Amsterdam, 9 November 2015 – The court in The Hague ruled against the Youth Smoking Prevention Foundation today in the case against the Dutch State over illegal contacts of the government with the tobacco industry and its lobby. Nevertheless the court case has led to huge progress in the way the Dutch government relates to the tobacco industry. In a policy document called ‘Clarification implementation Article 5.3 WHO-Framework Convention’ that was sent to both chambers of Parliament days before the court case was heard by the court of The Hague, government clarifies how it wants to meet the requirements of Article 5.3. In this case the Youth Smoking Prevention Foundation is legally represented by mr. Phon van den Biesen, lawyer of Van den Biesen Kloostra advocaten in Amsterdam.
The court judged that legally the Youth Smoking Prevention Foundation is not in the position to request that the Dutch government complies with Article 5.3 of the Framework Convention on Tobacco Control (FCTC) of the World Health Organisation (WHO). This article requires that “in setting and implementing their public health policies with respect to tobacco control, Parties shall act to protect these policies from commercial and other vested interests of the tobacco industry in accordance with national law”. The court decided that, in legal terms, this specific article has no direct effect.

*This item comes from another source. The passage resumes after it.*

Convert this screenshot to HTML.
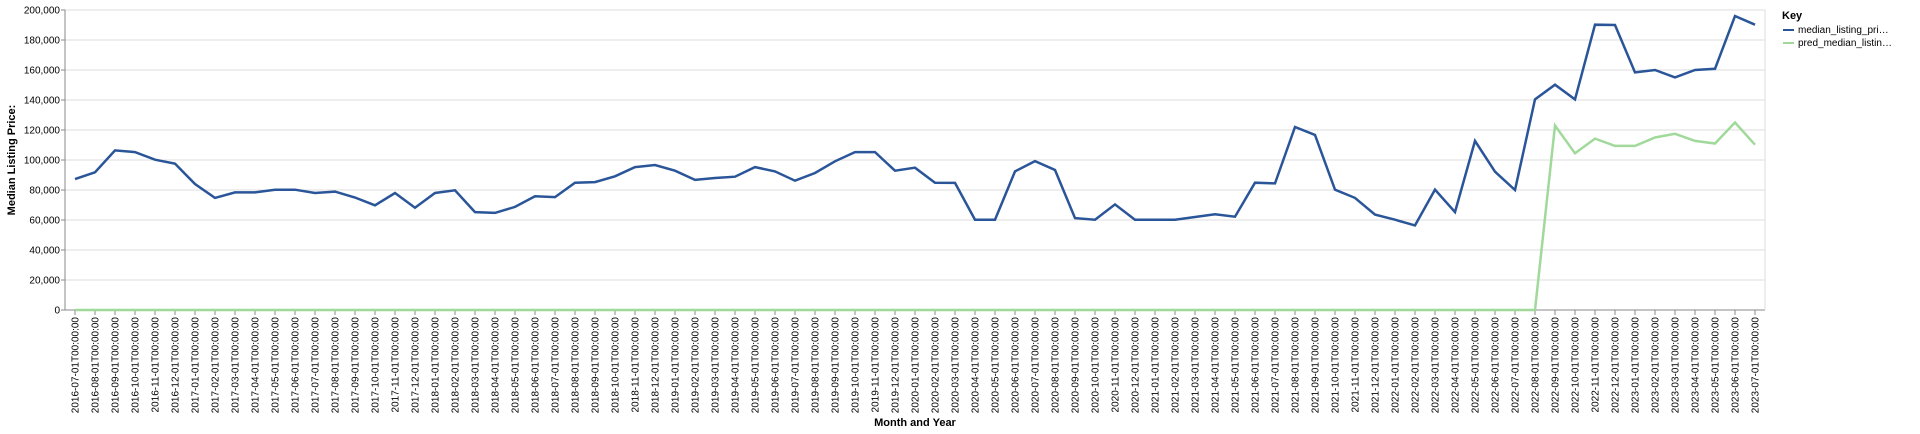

“Of course it is disappointing that the court didn’t rule otherwise, but nonetheless this case has yielded a lot,” says pneumonologist Wanda de Kanter, co-founder and chair of the Youth Smoking Prevention Foundation. “Under the threat of this case the Dutch government compiled a policy document called ‘Clarification implementation Article 5.3 WHO-Framework Convention’ that was sent to both chambers of Parliament. In this document the government clarifies how it wants to meet the requirements of Article 5.3. Although the wording of the document is at some points a little vague, it is now written down how government at all levels – national, regional and local – must behave in relation to the tobacco industry. That document is here to stay, indifferent from today’s court ruling.”
“It means that from now on the doors of government are closed for the tobacco industry and its lobbyists. This will end the extensive influence of the tobacco industry that time and again tries to raise doubts by issuing defective research and reports and in reality is only in search of ‘replacement smokers’, as they call our children, because they are meant to replace the smokers who died of their addiction. The policy document secures that current and future governments finally can start to seriously control tobacco in this country without the tobacco lobby trying to counter that. We could never have achieved this without this case.”